This is John, this Sunday, with a couple of Osage "oranges." If there was any kind of economic value to these things, we could be millionaires. This year generated a particularly rich crop of the fibrous balls which are the legacy of ground sloths and mammoths that used to exist in this part of the world.
Osage Orange, aka Maclura pomifera, is not a very big tree, and comes in male and female forms. The wood is very dense and makes good tool handles and, because it does not rot, very good fence posts. Osage was also used by the native Indians to make pretty good bows.
I pointed out to John the enormous white oaks on this land -- some of the best boat building wood in the world. One of the smaller white oaks on this property can be seen over his right shoulder
Osage Orange has also been used in boat construction. Here in Maryland, where we were digging, the 59-foot, 1768 replica schooner Sultana, was made with Osage Orange frames. The Sultana, the smallest boat in the British navy at the time, was used to patrol the Chesapeake for Townsend Act violators.
The Townsend Act, or "Tea Act" is the law that "Tea Party" activists routinely screw up the meaning of.
Here's the real story: the British East India company had warehouses groaning under the weight of tea from India.

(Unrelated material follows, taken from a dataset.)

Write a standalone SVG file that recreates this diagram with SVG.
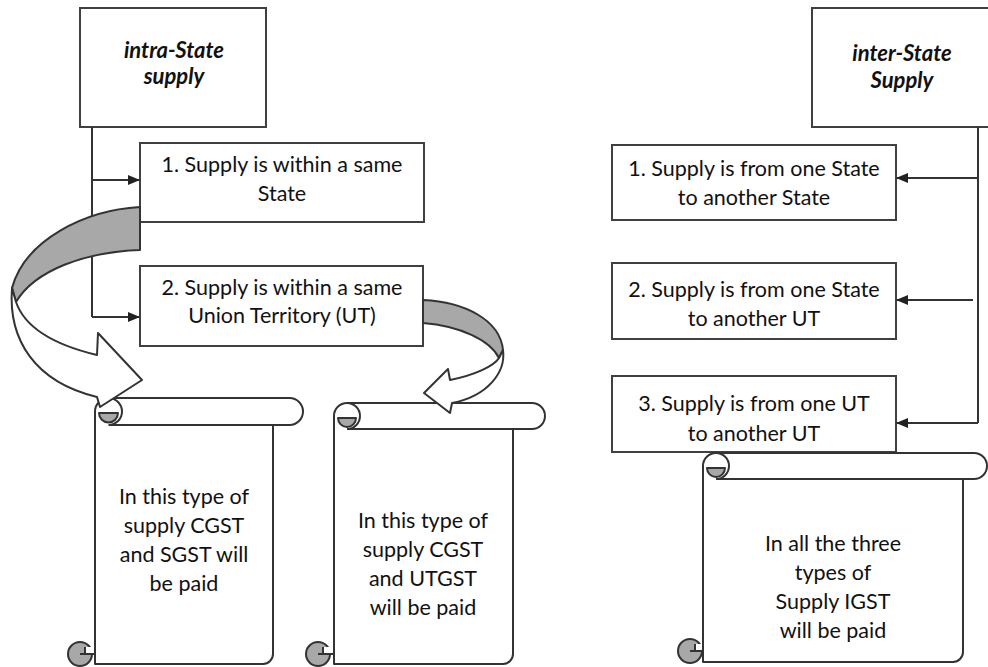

In order to get rid of the tea, the British LIFTED the tea tax for the British East India Company (and the British East India Company alone) so that British tea could economically compete with tea that was being smuggled into the colonies from the West Indies. The Sultana's job was to catch boats smuggling tea into the Chesapeake Bay -- tea still subject to taxes under the Townsend Act.
The Boston Tea Party, then, was NOT at act of resistance to a tax being imposed by Britain, but an act of protest against a tea tax being lifted. The colonists, dressed as fake Indians, dumped the untaxed East India Company tea overboard so it could not compete with their smuggled tea from which they made a good business. Yes, that's right: the Boston Tea party was an act of vandalism by smugglers who were pissed off at a lowering of taxes which was harming their tea-smuggling business.